There’s nothing wrong with giving municipalities more flexibility in how they govern their fiscal affairs—quite the contrary. And the non-residential property tax burden in Alberta cities remains a serious issue that should be addressed. However, favouring certain businesses or land uses over others increases the chances of municipal “corporate welfare.”

There’s a major difference between broad-based tax relief and tax incentives for certain companies. There’s a long tradition—notably in the United States—of wooing large companies through various subsidies. Incentive packages often include tax breaks on property (as proposed in Alberta), income (many municipalities levy income tax in the U.S.) or exemptions from various permits. Consequently, the jobs such deals attract often cost taxpayers while favouring some businesses or industries over others.

Property tax incentives are sold as tools for economic development, but in many cases they simply shuffle jobs across jurisdictional lines rather than create new jobs. Like with Amazon’s infamous HQ2 location selection process, companies seeking subsidies can pit jurisdictions against each other and help divert public funds from other priorities.

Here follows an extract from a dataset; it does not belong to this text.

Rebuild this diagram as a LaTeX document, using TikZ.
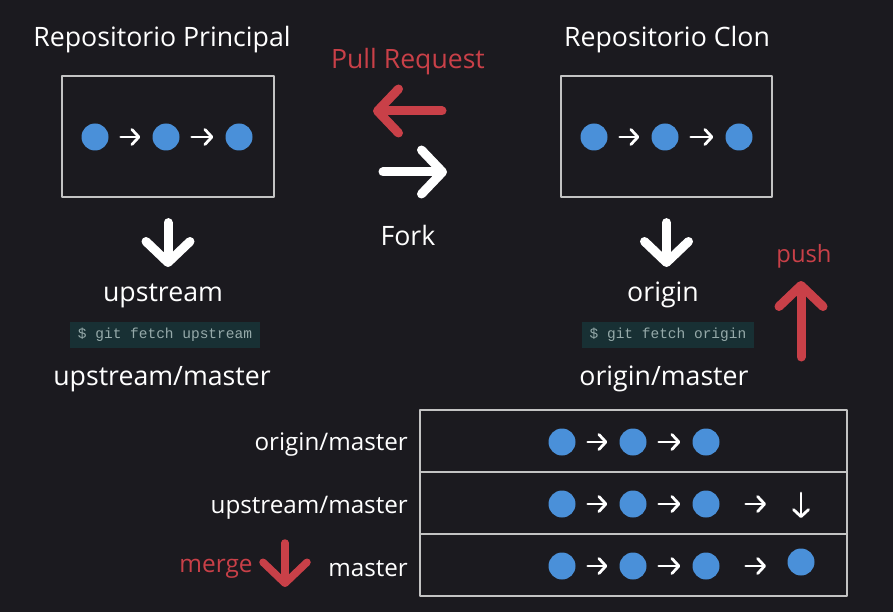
\documentclass[tikz,border=0pt]{standalone}
\usepackage{fontspec}
\setmainfont{Open Sans}
\setmonofont{Liberation Mono}
\usepackage{tikz}
\usetikzlibrary{arrows.meta}
\usepackage{xcolor}
\definecolor{bgdark}{RGB}{27,26,31}
\definecolor{dotblue}{RGB}{74,144,217}
\definecolor{gitred}{RGB}{201,64,72}
\definecolor{codebg}{RGB}{24,48,52}
\definecolor{codefg}{RGB}{150,170,170}
\definecolor{framegray}{RGB}{195,195,195}

\begin{document}
\begin{tikzpicture}[x=1pt,y=-1pt,line cap=round,line join=round,
  font=\fontsize{26.7}{30}\selectfont,
  lbl/.style={text=white,inner sep=0pt,anchor=base},
  redlbl/.style={text=gitred,inner sep=0pt,anchor=base,font=\fontsize{26.6}{30}\selectfont},
  rowlbl/.style={text=white,inner sep=0pt,anchor=base east,font=\fontsize{24.2}{28}\selectfont},
  frame/.style={draw=framegray,line width=1.2pt,minimum width=#1,minimum height=121pt},
  rowbox/.style={draw=framegray,line width=1.2pt,minimum width=427pt,minimum height=62pt},
  dot/.style={circle,fill=dotblue,inner sep=0pt,minimum size=27pt},
  hop/.style={draw=white,line width=2.8pt,shorten <=12pt,shorten >=12pt,
    -{Straight Barb[length=7pt,width=15pt,round]}},
  bigarrow/.style={line width=9pt,-{Straight Barb[length=21pt,width=44pt,round]}},
  cmd/.style={fill=codebg,text=codefg,inner xsep=8pt,minimum height=26pt,
    font=\ttfamily\fontsize{14.5}{16}\selectfont}]
\useasboundingbox[fill=bgdark] (0,0) rectangle (893,612);

% repositorio principal
\node[lbl] (maintitle) at (162,47) {Repositorio Principal};
\node[frame=212pt] (mainbox) at (168,136.5) {};
\node[dot] (m1) at (95,137) {};
\node[dot] (m2) at (166,137) {};
\node[dot] (m3) at (239,137) {};
\draw[hop] (m1) -- (m2);
\draw[hop] (m2) -- (m3);
\node[lbl] (upstream) at (163,301) {upstream};
\draw[bigarrow,white,shorten <=25pt,shorten >=34pt] (mainbox.south) -- (mainbox.south |- upstream.base);
\node[cmd] (fetchup) at (165,335) {\$ git fetch upstream};
\node[lbl] (upmaster) at (162,385) {upstream/master};

% repositorio clon
\node[lbl] (clontitle) at (667,47) {Repositorio Clon};
\node[frame=211pt] (clonbox) at (666.5,136.5) {};
\node[dot] (c1) at (594,137) {};
\node[dot] (c2) at (665,137) {};
\node[dot] (c3) at (739,137) {};
\draw[hop] (c1) -- (c2);
\draw[hop] (c2) -- (c3);
\node[lbl] (origin) at (663,301) {origin};
\draw[bigarrow,white,shorten <=25pt,shorten >=34pt] (clonbox.south) -- (clonbox.south |- origin.base);
\node[cmd] (fetchorig) at (668,335) {\$ git fetch origin};
\node[lbl] (origmaster) at (664,385) {origin/master};

% fork / pull request
\node[redlbl] (pullreq) at (408,69) {Pull Request};
\coordinate (prtail) at (442,111);
\coordinate (prhead) at (373,111);
\draw[bigarrow,gitred] (prtail) -- (prhead);
\coordinate (forktail) at (383,172);
\coordinate (forkhead) at (447,172);
\draw[bigarrow,white] (forktail) -- (forkhead);
\node[lbl] (fork) at (408,245) {Fork};

% push
\node[redlbl,font=\fontsize{23.8}{26}\selectfont] (push) at (804,262) {push};
\coordinate (pushtail) at (801,357);
\coordinate (pushhead) at (801,281);
\draw[bigarrow,gitred] (pushtail) -- (pushhead);

% ramas locales
\node[rowbox] (row1) at (633.5,441) {};
\node[rowbox] (row2) at (633.5,503) {};
\node[rowbox] (row3) at (633.5,565) {};
\node[rowlbl] (lblorig) at (408,450) {origin/master};
\node[rowlbl] (lblup) at (408,513) {upstream/master};
\node[rowlbl] (lblmaster) at (408,576) {master};

\node[dot] (o1) at (562,442) {};
\node[dot] (o2) at (633,442) {};
\node[dot] (o3) at (706,442) {};
\draw[hop] (o1) -- (o2);
\draw[hop] (o2) -- (o3);

\node[dot] (u1) at (562,504) {};
\node[dot] (u2) at (633,504) {};
\node[dot] (u3) at (706,504) {};
\coordinate (unew) at (801,504);
\coordinate (utop) at (801,493);
\coordinate (ubottom) at (801,518);
\draw[hop] (u1) -- (u2);
\draw[hop] (u2) -- (u3);
\draw[hop,shorten <=26pt,shorten >=35pt] (u3) -- (unew);
\draw[hop,shorten <=0pt,shorten >=0pt] (utop) -- (ubottom);

\node[dot] (w1) at (562,566) {};
\node[dot] (w2) at (633,566) {};
\node[dot] (w3) at (706,566) {};
\node[dot] (w4) at (801,562) {};
\draw[hop] (w1) -- (w2);
\draw[hop] (w2) -- (w3);
\draw[hop,shorten <=26pt,shorten >=35pt] (w3) -- (w3 -| w4);

% merge
\node[redlbl,font=\fontsize{24.4}{26}\selectfont] (merge) at (216,572) {merge};
\coordinate (mergetail) at (285,543);
\coordinate (mergehead) at (285,587);
\draw[bigarrow,gitred,line width=7.5pt] (mergetail) -- (mergehead);
\end{tikzpicture}
\end{document}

These incentive packages also tend to have little bearing on future economic growth. Recent work by U.S. economist Timothy Bartik finds that, for all their short-term political appeal, economic development incentives offered by state and local governments typically do not significantly affect gross domestic product (GDP) over time.

Now, the legislation in Alberta focuses solely on the property tax side of incentive packages, not other forms of corporate handouts. It’s also not prescriptive about what municipalities ought to do with these newfound powers. However, it does allow cities to “establish an eligibility criteria and application process to streamline tax incentives offers.” Basically, municipalities can get more specific about who they want to target with tax breaks.

Rather than using targeted tax incentives, the Kenney government and municipal governments should focus instead on ensuring a more competitive playing field for all businesses. That’s a far more certain path to prosperity than attempting to pick winners and losers.